The problem — Include the line with "Chart.register(...registerables);" and every line before it in the entries below, echoed exactly, but not the pictures.

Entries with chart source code
┏━━
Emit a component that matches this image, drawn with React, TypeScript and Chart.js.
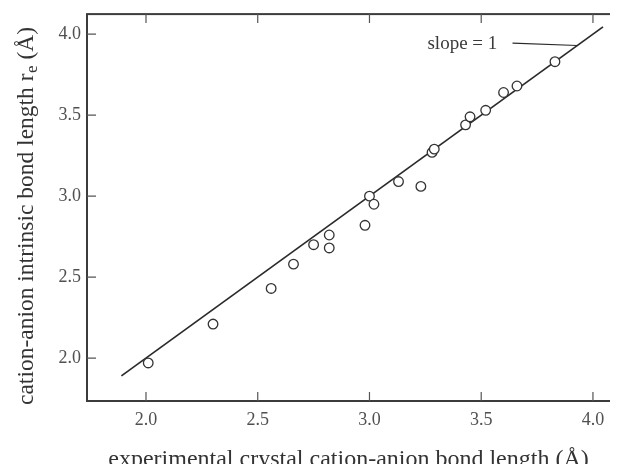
import React, { useEffect, useRef } from "react";
import { Chart, registerables } from "chart.js";

Chart.register(...registerables);

// ---- data ----
const X_EXPERIMENTAL = [2.01, 2.30, 2.56, 2.66, 2.75, 2.82, 2.82, 2.98, 3.00, 3.02, 3.13, 3.23, 3.28, 3.29, 3.43, 3.45, 3.52, 3.60, 3.66, 3.83];
const Y_INTRINSIC = [1.97, 2.21, 2.43, 2.58, 2.70, 2.68, 2.76, 2.82, 3.00, 2.95, 3.09, 3.06, 3.27, 3.29, 3.44, 3.49, 3.53, 3.64, 3.68, 3.83];
const SLOPE_LINE_X = [1.89, 4.045];
const SLOPE_LINE_Y = [1.89, 4.045];
const LEADER_X = [3.64, 3.93];
const LEADER_Y = [3.945, 3.93];
const X_TICKS = [2.0, 2.5, 3.0, 3.5, 4.0];
const Y_TICKS = [2.0, 2.5, 3.0, 3.5, 4.0];
const X_RANGE = [1.736, 4.13];
const Y_RANGE = [1.735, 4.124];
const ANNOTATION_TEXT = "slope = 1";
const ANNOTATION_POS = { x: 3.572, y: 3.906 };
const X_TITLE = "experimental crystal cation-anion bond length (Å)";
const Y_TITLE_MAIN = "cation-anion intrinsic bond length r";
const Y_TITLE_SUB = "e";
const Y_TITLE_END = " (Å)";

const FONT = '"Liberation Serif", "Times New Roman", serif';
const INK = "#333333";

export default function App() {
  const ref = useRef<HTMLCanvasElement>(null);

  useEffect(() => {
    const canvas = ref.current;
    if (!canvas) return;

    const framePlugin = {
      id: "frame",
      afterDraw(chart: any) {
        const { ctx, chartArea } = chart;
        const { left, right, top, bottom } = chartArea;
        const xs = chart.scales.x;
        const ys = chart.scales.y;
        ctx.save();
        ctx.strokeStyle = "#3c3c3c";
        ctx.lineWidth = 2;
        ctx.strokeRect(left, top, right - left, bottom - top);
        ctx.lineWidth = 1.2;
        ctx.strokeStyle = "#555555";
        const L = 9;
        ctx.beginPath();
        X_TICKS.forEach((v) => {
          const p = xs.getPixelForValue(v);
          ctx.moveTo(p, bottom);
          ctx.lineTo(p, bottom - L);
          ctx.moveTo(p, top);
          ctx.lineTo(p, top + L);
        });
        Y_TICKS.forEach((v) => {
          const p = ys.getPixelForValue(v);
          ctx.moveTo(left, p);
          ctx.lineTo(left + L, p);
          ctx.moveTo(right, p);
          ctx.lineTo(right - L, p);
        });
        ctx.stroke();

        // annotation
        ctx.fillStyle = "#3a3a3a";
        ctx.font = `19px ${FONT}`;
        ctx.textAlign = "right";
        ctx.textBaseline = "alphabetic";
        ctx.fillText(
          ANNOTATION_TEXT,
          xs.getPixelForValue(ANNOTATION_POS.x),
          ys.getPixelForValue(ANNOTATION_POS.y)
        );

        // x axis title
        ctx.fillStyle = "#333333";
        ctx.font = `24px ${FONT}`;
        ctx.textAlign = "center";
        ctx.fillText(X_TITLE, (left + right) / 2 - 6, chart.height - 6);

        // y axis title (rotated, with subscript)
        ctx.save();
        ctx.translate(25, bottom + 4);
        ctx.rotate(-Math.PI / 2);
        ctx.textAlign = "left";
        ctx.font = `23.5px ${FONT}`;
        ctx.fillText(Y_TITLE_MAIN, 0, 0);
        let w = ctx.measureText(Y_TITLE_MAIN).width;
        ctx.font = `17px ${FONT}`;
        ctx.fillText(Y_TITLE_SUB, w + 0.5, 4);
        w += ctx.measureText(Y_TITLE_SUB).width + 0.5;
        ctx.font = `23.5px ${FONT}`;
        ctx.fillText(Y_TITLE_END, w, 0);
        ctx.restore();

        ctx.restore();
      },
    };

    const chart = new Chart(canvas, {
      type: "scatter",
      data: {
        datasets: [
          {
            label: "points",
            data: X_EXPERIMENTAL.map((x, i) => ({ x, y: Y_INTRINSIC[i] })),
            pointStyle: "circle",
            pointRadius: 4.8,
            pointBorderWidth: 1.3,
            borderColor: INK,
            backgroundColor: "#ffffff",
            showLine: false,
            order: 0,
          },
          {
            label: "slope",
            data: SLOPE_LINE_X.map((x, i) => ({ x, y: SLOPE_LINE_Y[i] })),
            showLine: true,
            borderColor: "#2a2a2a",
            borderWidth: 1.7,
            pointRadius: 0,
            order: 1,
          },
          {
            label: "leader",
            data: LEADER_X.map((x, i) => ({ x, y: LEADER_Y[i] })),
            showLine: true,
            borderColor: "#2a2a2a",
            borderWidth: 1.2,
            pointRadius: 0,
            order: 2,
          },
        ],
      },
      options: {
        animation: false,
        responsive: false,
        layout: { padding: { left: 0, top: 5, right: 11, bottom: 0 } },
        plugins: { legend: { display: false }, tooltip: { enabled: false } },
        scales: {
          x: {
            type: "linear",
            min: X_RANGE[0],
            max: X_RANGE[1],
            grid: { display: false, drawTicks: false },
            border: { display: false },
            afterBuildTicks: (s: any) => {
              s.ticks = X_TICKS.map((v) => ({ value: v }));
            },
            afterFit: (s: any) => {
              s.height = 71;
              s.paddingLeft = 0;
              s.paddingRight = 0;
            },
            ticks: {
              padding: 8,
              color: "#505050",
              font: { family: FONT, size: 18 },
              maxRotation: 0,
              callback: (v: any) => Number(v).toFixed(1),
            },
            title: { display: false },
          },
          y: {
            type: "linear",
            min: Y_RANGE[0],
            max: Y_RANGE[1],
            grid: { display: false, drawTicks: false },
            border: { display: false },
            afterBuildTicks: (s: any) => {
              s.ticks = Y_TICKS.map((v) => ({ value: v }));
            },
            afterFit: (s: any) => {
              s.width = 79;
              s.paddingTop = 0;
              s.paddingBottom = 0;
            },
            ticks: {
              padding: 6,
              color: "#505050",
              font: { family: FONT, size: 18 },
              callback: (v: any) => Number(v).toFixed(1),
            },
            title: { display: false },
          },
        },
      },
      plugins: [framePlugin],
    });

    return () => chart.destroy();
  }, []);

  return (
    <div style={{ width: 610, height: 464, overflow: "hidden", marginBottom: -8 }}>
      <canvas ref={ref} width={625} height={464} style={{ display: "block" }} />
    </div>
  );
}
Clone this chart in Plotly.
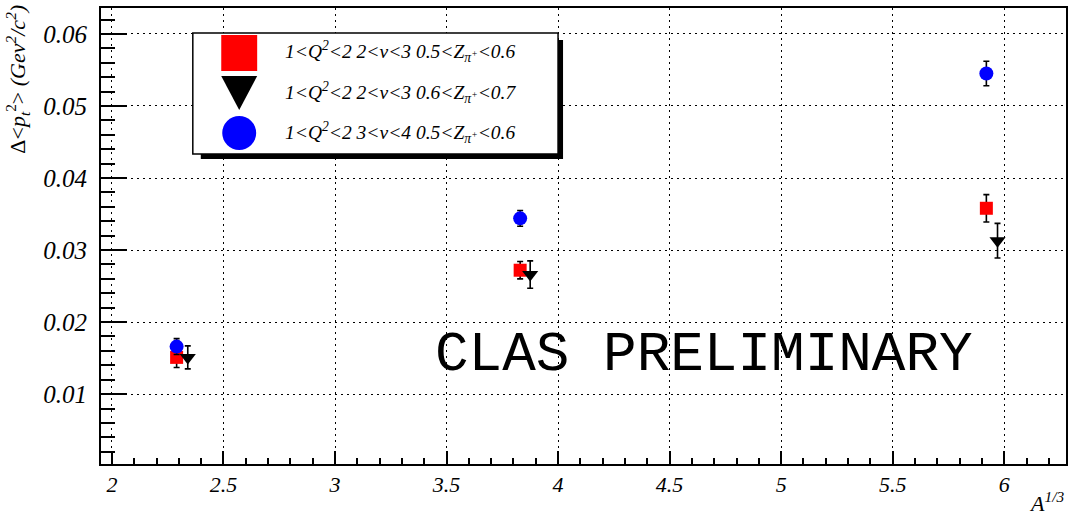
import plotly.graph_objects as go

# ---------------- data ----------------
x_red = [2.29, 3.83, 5.92]
y_red = [0.0151, 0.0272, 0.0358]
e_red = [0.0014, 0.0012, 0.0019]

x_black = [2.34, 3.875, 5.97]
y_black = [0.0151, 0.0266, 0.0313]
e_black = [0.0016, 0.0019, 0.0024]

x_blue = [2.29, 3.83, 5.92]
y_blue = [0.0166, 0.0344, 0.0545]
e_blue = [0.0011, 0.0011, 0.0017]

x_tickvals = [2, 2.5, 3, 3.5, 4, 4.5, 5, 5.5, 6]
x_ticktext = ["2", "2.5", "3", "3.5", "4", "4.5", "5", "5.5", "6"]
y_tickvals = [0.01, 0.02, 0.03, 0.04, 0.05, 0.06]
y_ticktext = ["0.01", "0.02", "0.03", "0.04", "0.05", "0.06"]

labels = [
    "1&lt;Q<sup>2</sup>&lt;2 2&lt;ν&lt;3 0.5&lt;Z<sub>π<sup>+</sup></sub>&lt;0.6",
    "1&lt;Q<sup>2</sup>&lt;2 2&lt;ν&lt;3 0.6&lt;Z<sub>π<sup>+</sup></sub>&lt;0.7",
    "1&lt;Q<sup>2</sup>&lt;2 3&lt;ν&lt;4 0.5&lt;Z<sub>π<sup>+</sup></sub>&lt;0.6",
]
colors = ["#ff0000", "#000000", "#0000ff"]
symbols = ["square", "triangle-down", "circle"]

X_RANGE = [1.951, 6.277]
Y_RANGE = [0.0003, 0.0636]

# ---------------- figure ----------------
W, H = 1070, 516
ML, MR, MT, MB = 101, 2, 8, 52
PW, PH = W - ML - MR, H - MT - MB


def px(x):
    return (x - ML) / PW


def py(y):
    return (H - MB - y) / PH


fig = go.Figure()
serif = "Liberation Serif"

series = [(x_red, y_red, e_red), (x_black, y_black, e_black), (x_blue, y_blue, e_blue)]
msizes = [13, 14, 14]
for (xs, ys, es), c, s, ms in zip(series, colors, symbols, msizes):
    fig.add_trace(go.Scatter(
        x=xs, y=ys, mode="markers",
        marker=dict(color=c, symbol=s, size=ms, line=dict(width=0)),
        error_y=dict(type="data", array=es, visible=True, color="black",
                     thickness=1.6, width=3),
        showlegend=False, hoverinfo="skip"))

# ---------------- manual legend (box, shadow, glyphs) ----------------
fig.add_shape(type="rect", xref="paper", yref="paper",
              x0=px(201), x1=px(564), y0=py(40), y1=py(159),
              fillcolor="black", line=dict(width=0), layer="above")
fig.add_shape(type="rect", xref="paper", yref="paper",
              x0=px(193), x1=px(559), y0=py(33), y1=py(154),
              fillcolor="white", line=dict(color="black", width=1.5), layer="above")

cx = 239.5
fig.add_shape(type="rect", xref="paper", yref="paper",
              x0=px(cx - 18), x1=px(cx + 18), y0=py(35), y1=py(71),
              fillcolor=colors[0], line=dict(width=0), layer="above")
tri = "M {:.5f} {:.5f} L {:.5f} {:.5f} L {:.5f} {:.5f} Z".format(
    px(cx - 18), py(76), px(cx + 18), py(76), px(cx), py(110))
fig.add_shape(type="path", xref="paper", yref="paper", path=tri,
              fillcolor=colors[1], line=dict(width=0), layer="above")
fig.add_shape(type="circle", xref="paper", yref="paper",
              x0=px(cx - 17), x1=px(cx + 17), y0=py(116), y1=py(150),
              fillcolor=colors[2], line=dict(width=0), layer="above")

text_rows = [52, 92, 132]
for i in range(3):
    fig.add_annotation(xref="paper", yref="paper", x=px(283), y=py(text_rows[i]),
                       xanchor="left", yanchor="middle", showarrow=False,
                       text="<i>" + labels[i] + "</i>",
                       font=dict(family=serif, size=19.5, color="black"))

# ---------------- texts ----------------
fig.add_annotation(xref="paper", yref="paper", x=px(705), y=py(355),
                   xanchor="center", yanchor="middle", showarrow=False,
                   text="CLAS PRELIMINARY",
                   font=dict(family="Liberation Mono", size=56, color="black"))

fig.add_annotation(xref="paper", yref="paper", x=px(17), y=py(3),
                   xanchor="center", yanchor="top", showarrow=False, textangle=-90,
                   text="Δ&lt;<i>p</i><sub><i>t</i></sub><sup>2</sup>&gt; <i>(Gev<sup>2</sup>/c<sup>2</sup>)</i>",
                   font=dict(family=serif, size=22, color="black"))

fig.add_annotation(xref="paper", yref="paper", x=1.0, y=py(518),
                   xanchor="right", yanchor="bottom", showarrow=False,
                   text="<i>A<sup>1/3</sup></i>",
                   font=dict(family=serif, size=22, color="black"))

fig.update_layout(
    width=W, height=H,
    margin=dict(l=ML, r=MR, t=MT, b=MB, pad=0),
    paper_bgcolor="white", plot_bgcolor="white",
    font=dict(family=serif, color="black"),
    showlegend=False,
    xaxis=dict(range=X_RANGE, tickmode="array", tickvals=x_tickvals,
               ticktext=["<i>" + t + "</i>" for t in x_ticktext],
               showgrid=True, gridcolor="black",
               griddash="2px,4px", gridwidth=1.3, zeroline=False,
               showline=True, mirror=True, linecolor="black", linewidth=2,
               ticks="inside", ticklen=13, tickwidth=1.5, tickcolor="black",
               tickfont=dict(family=serif, size=22, color="black"),
               minor=dict(dtick=0.1, tick0=2, ticks="inside", ticklen=6, tickwidth=1.5,
                          tickcolor="black", showgrid=False)),
    yaxis=dict(range=Y_RANGE, tickmode="array", tickvals=y_tickvals,
               ticktext=["<i>" + t + "</i>" for t in y_ticktext],
               showgrid=True, gridcolor="black",
               griddash="2px,4px", gridwidth=1.3, zeroline=False,
               showline=True, mirror=True, linecolor="black", linewidth=2,
               ticks="inside", ticklen=26, tickwidth=1.5, tickcolor="black",
               ticklabelstandoff=7,
               tickfont=dict(family=serif, size=25, color="black"),
               minor=dict(dtick=0.002, tick0=0, ticks="inside", ticklen=14, tickwidth=1.5,
                          tickcolor="black", showgrid=False)),
)

fig.write_html("out.html")
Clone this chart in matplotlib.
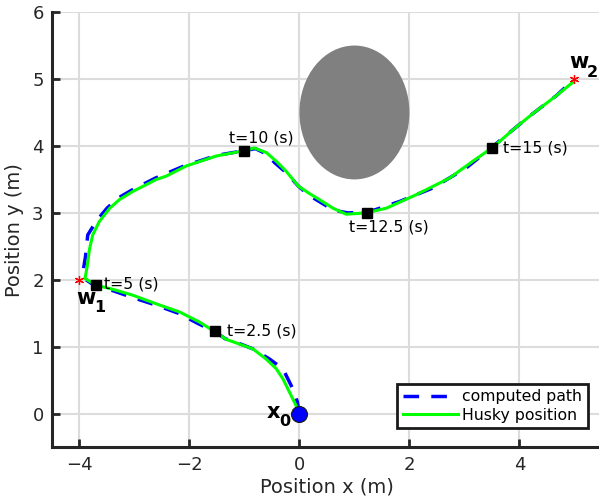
import matplotlib.pyplot as plt
from matplotlib.patches import Ellipse

# Husky trajectory (green)
husky_x = [0.0, -0.03, -0.18, -0.30, -0.42, -0.61, -0.85, -1.09, -1.33, -1.53,
           -1.82, -2.18, -2.6, -3.03, -3.4, -3.7, -3.9, -3.86, -3.82, -3.76,
           -3.64, -3.45, -3.27, -3.03, -2.6, -2.42, -2.06, -1.51, -1.0, -0.82,
           -0.6, -0.42, -0.24, -0.02, 0.18, 0.36, 0.61, 0.85, 1.21, 1.58,
           2.12, 2.73, 3.15, 3.5, 3.94, 4.24, 4.67, 4.97]
husky_y = [0.0, 0.07, 0.32, 0.52, 0.67, 0.82, 0.97, 1.04, 1.11, 1.22,
           1.37, 1.52, 1.64, 1.77, 1.86, 1.92, 2.02, 2.2, 2.45, 2.67,
           2.87, 3.07, 3.2, 3.32, 3.5, 3.55, 3.7, 3.85, 3.93, 3.97,
           3.9, 3.77, 3.62, 3.4, 3.29, 3.2, 3.07, 2.98, 3.0, 3.07,
           3.27, 3.52, 3.77, 3.97, 4.28, 4.48, 4.75, 4.95]

# computed path (blue dashed)
path_x = [0.0, -0.04, -0.12, -0.30, -0.55, -0.85, -1.1, -1.35, -1.53, -1.85,
          -2.2, -2.6, -3.05, -3.4, -3.7, -3.88, -3.93, -3.89, -3.85, -3.7,
          -3.5, -3.3, -3.05, -2.62, -2.1, -1.5, -1.0, -0.8, -0.6, -0.45,
          -0.24, -0.02, 0.18, 0.4, 0.62, 0.88, 1.22, 1.39, 1.82, 2.42,
          3.03, 3.5, 3.94, 4.24, 4.67, 5.0]
path_y = [0.0, 0.18, 0.37, 0.67, 0.82, 0.97, 1.05, 1.12, 1.22, 1.35,
          1.5, 1.62, 1.74, 1.84, 1.9, 2.0, 2.15, 2.35, 2.67, 2.87,
          3.07, 3.22, 3.34, 3.52, 3.7, 3.86, 3.93, 3.96, 3.88, 3.75,
          3.6, 3.4, 3.26, 3.15, 3.04, 3.0, 3.01, 3.05, 3.17, 3.37,
          3.67, 3.98, 4.28, 4.48, 4.75, 5.0]

# time stamps along the path
stamp_x = [-1.53, -3.7, -1.0, 1.22, 3.5]
stamp_y = [1.23, 1.92, 3.92, 3.0, 3.97]
stamp_labels = ['t=2.5 (s)', 't=5 (s)', 't=10 (s)', 't=12.5 (s)', 't=15 (s)']

waypoint_x = [-4, 5]
waypoint_y = [2, 5]

obstacle_center = (1.0, 4.5)
obstacle_radius = 1.0

# point labels: letter, subscript, letter position, subscript position
point_labels = [('w', '1', (-4.06, 1.73), (-3.73, 1.58)),
                ('w', '2', (4.9, 5.25), (5.23, 5.10)),
                ('x', '0', (-0.59, 0.03), (-0.37, -0.12))]

dark = '#262626'

fig = plt.figure(figsize=(5.99, 5.03), dpi=100)
ax = fig.add_axes([0.0868, 0.111, 0.918, 0.865])

ax.add_patch(Ellipse(obstacle_center, 2 * obstacle_radius, 2 * obstacle_radius,
                     facecolor='#808080', edgecolor='none', zorder=2))

ax.plot(path_x, path_y, color='blue', lw=2.5, ls=(0, (4.5, 3.5)),
        label='computed path', zorder=3)
ax.plot(husky_x, husky_y, color='#00ff00', lw=2.2, label='Husky position', zorder=4)

ax.plot(stamp_x, stamp_y, 's', color='black', ms=6.5, zorder=5)
ax.plot(waypoint_x, waypoint_y, ls='none', marker=(6, 2, 0), color='red',
        ms=6.5, mew=0.9, zorder=5)
ax.plot([0], [0], 'o', color='blue', mec='#1a1a1a', mew=0.8, ms=11.5, zorder=6)

# time stamp annotations
offsets = [(0.22, 0.0), (0.15, 0.02), (-0.28, 0.2), (-0.31, -0.21), (0.2, 0.0)]
for x, y, s, (dx, dy) in zip(stamp_x, stamp_y, stamp_labels, offsets):
    ax.text(x + dx, y + dy, s, fontsize=11.3, ha='left', va='center',
            color='black', zorder=7)

for letter, sub, (lx, ly), (sx, sy) in point_labels:
    ax.text(lx, ly, letter, fontsize=15, fontweight='bold', ha='left', va='center')
    ax.text(sx, sy, sub, fontsize=11.5, fontweight='bold', ha='left', va='center')

ax.set_xlim(-4.5, 5.5)
ax.set_ylim(-0.5, 6)
ax.set_xticks([-4, -2, 0, 2, 4])
ax.set_yticks([0, 1, 2, 3, 4, 5, 6])
ax.grid(True, color='#dcdcdc', lw=1.5)
ax.set_axisbelow(True)

for side in ['top', 'right']:
    ax.spines[side].set_visible(False)
for side in ['left', 'bottom']:
    ax.spines[side].set_linewidth(2.2)
    ax.spines[side].set_color(dark)
ax.tick_params(direction='in', length=5.5, width=2, color=dark,
               labelsize=13, labelcolor=dark, pad=6)

ax.set_xlabel('Position x (m)', fontsize=14, color=dark, labelpad=3)
ax.set_ylabel('Position y (m)', fontsize=14, color=dark, labelpad=6)

leg = ax.legend(loc='lower right', bbox_to_anchor=(0.9745, 0.044), fontsize=11.3,
                fancybox=False, framealpha=1, edgecolor='#1a1a1a',
                handlelength=3.5, borderpad=0.35, labelspacing=0.2,
                handletextpad=0.3, borderaxespad=0)
leg.get_frame().set_linewidth(2)

fig.savefig('out.png', dpi=100)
┗━━
Complete output —
Emit a component that matches this image, drawn with React, TypeScript and Chart.js.
import React, { useEffect, useRef } from "react";
import { Chart, registerables } from "chart.js";

Chart.register(...registerables);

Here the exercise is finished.